Mungkin kita nggak pernah sadar kalau dalam keseharian kita pasti bersenggolan dengan DAC, atau Digital to Analog Converter. DAC Adalah sebuah peranti keras yang tugasnya nanti akan menyalurkan sinyal tersebut menjadi aliran listrik yang menggerakkan pengeras suara di dalam headphone, earphone, dan speaker dimana tugasnya adalah mengkonversi sinyal audio digital atau dalam kata lain meng-encode kode binari yang dikumpulkan dalam satu bentuk file seperti MP3 menjadi sinyal audio analog, karena pendengaran manusia tidak bisa menerima sinyal digital. Jadi rangkaiannya adalah dari sinyal digital diterjemahkan menjadi sinyal analog yang isinya adalah aliran listrik, kemudian aliran tersebut menggerakkan speaker yang menghasilkan suara, dan suara itu yang bisa didengar melalui apapun pengeras suaranya.

(image source: CHORD)

Adanya DAC sendiri karena terdapat sebuah transfer file yaitu rekaman suara analog atau suara yang bisa didengar manusia menjadi sebuah sinyal digital yang nantinya di-encode, untuk bisa ditransfer antar perangkat elektronik.

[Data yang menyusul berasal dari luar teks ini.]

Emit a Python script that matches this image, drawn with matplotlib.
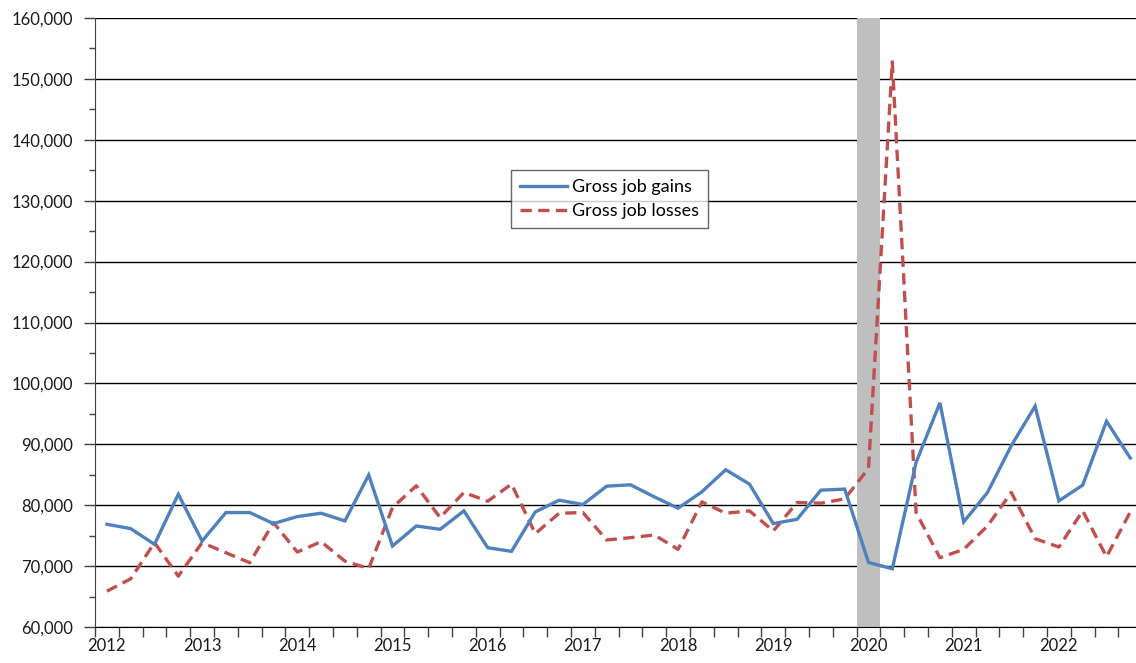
import matplotlib
matplotlib.use("Agg")
import matplotlib.pyplot as plt
from matplotlib.ticker import FuncFormatter, MultipleLocator, FixedLocator

plt.rcParams['font.family'] = ['Lato', 'DejaVu Sans']

years = list(range(2012, 2023))
quarters = [f"{y}Q{q}" for y in years for q in range(1, 5)]

gross_job_gains = [
    76870, 76150, 73570, 81800,
    74120, 78790, 78790, 76980,
    78130, 78680, 77420, 84950,
    73300, 76590, 76040, 79070,
    73020, 72420, 78900, 80820,
    80110, 83130, 83350, 81370,
    79510, 82200, 85820, 83460,
    76980, 77690, 82470, 82640,
    70600, 69560, 87030, 96810,
    77250, 82090, 89780, 96260,
    80710, 83300, 93790, 87750,
]

gross_job_losses = [
    65880, 67910, 73850, 68350,
    73850, 72200, 70550, 77140,
    72310, 74010, 70820, 69610,
    79620, 83190, 77970, 82090,
    80650, 83460, 75330, 78680,
    78790, 74290, 74670, 75110,
    72750, 80550, 78680, 79070,
    75770, 80440, 80330, 81040,
    86040, 152800, 78790, 71370,
    72750, 76590, 82090, 74510,
    73130, 79070, 71540, 78900,
]

recession_quarters = ["2020Q1"]

blue = "#4F81BD"
red = "#C0504D"

fig = plt.figure(figsize=(11.36, 6.63), dpi=100)
n = len(quarters)
ax = fig.add_axes([95 / 1136, 36 / 663, n * 23.8 / 1136, 609 / 663])

x = list(range(n))

# recession shading
for rq in recession_quarters:
    i = quarters.index(rq)
    ax.axvspan(i - 0.5, i + 0.5, color="#BFBFBF", zorder=2, lw=0)

ax.plot(x, gross_job_gains, color=blue, lw=2.4, label="Gross job gains",
        zorder=4, solid_joinstyle="miter")
ax.plot(x, gross_job_losses, color=red, lw=2.4, ls=(0, (3.4, 1.9)),
        label="Gross job losses", zorder=3)

ax.set_xlim(-0.5, n - 0.5)
ax.set_ylim(60000, 160000)

# y axis
ax.yaxis.set_major_locator(MultipleLocator(10000))
ax.yaxis.set_minor_locator(MultipleLocator(5000))
ax.yaxis.set_major_formatter(FuncFormatter(lambda v, p: f"{int(v):,}"))
ax.tick_params(axis="y", which="major", length=8, width=1.0, color="#404040",
               labelsize=12, labelcolor="#1a1a1a", pad=8)
ax.tick_params(axis="y", which="minor", length=4.5, width=1.0, color="#404040")
ax.grid(axis="y", which="major", color="black", lw=1.0, zorder=1)

# x axis: ticks between quarters, year labels under each first quarter
ax.xaxis.set_major_locator(FixedLocator([i - 0.5 for i in range(n + 1)]))
ax.xaxis.set_major_formatter(FuncFormatter(lambda v, p: ""))
ax.xaxis.set_minor_locator(FixedLocator([quarters.index(f"{y}Q1") for y in years]))
ax.set_xticklabels([str(y) for y in years], minor=True)
ax.tick_params(axis="x", which="major", length=7, width=1.0, color="#404040")
ax.tick_params(axis="x", which="minor", length=0, labelsize=12,
               labelcolor="#1a1a1a", pad=8)

for s in ["top", "right"]:
    ax.spines[s].set_visible(False)
ax.spines["left"].set_color("#404040")
ax.spines["bottom"].set_color("black")
ax.set_axisbelow(True)

leg = ax.legend(loc="upper left", bbox_to_anchor=((511 - 95) / (n * 23.8), (627 - 170) / 609),
                frameon=True, fancybox=False, edgecolor="#404040", fontsize=13,
                handlelength=2.6, borderpad=0.5, labelspacing=0.45, handletextpad=0.3,
                borderaxespad=0)
leg.get_frame().set_linewidth(1.0)
leg.set_zorder(6)

fig.savefig("out.png", dpi=100)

Untuk mendegarkan suara yang direkam tadi, maka kita membutuhkan DAC sebagai penerjemahnya. Agak bingung ya? Tenang, kamerad, singkatnya adalah DAC merupakan penghubung file digital agar bisa terdengar oleh manusia. Karena mustahil manusia bisa mendegarkan sinyal digital, maka memerlukan DAC untuk mendegarkannya. Mendengarkan suara hatimu aja tidak bisa, apalagi mendengarkan sinyal digital.

Hal seribet dan sekompleks itu ternyata ada di kehidupan kita sehari-hari loh. Khususnya ketika kita mendegarkan layanan musik daring seperti spotify melalui ponsel atau laptop menggunakan earphone yang kita dengarkan sebenarnya adalah suara digital yang sudah diterjemahkan.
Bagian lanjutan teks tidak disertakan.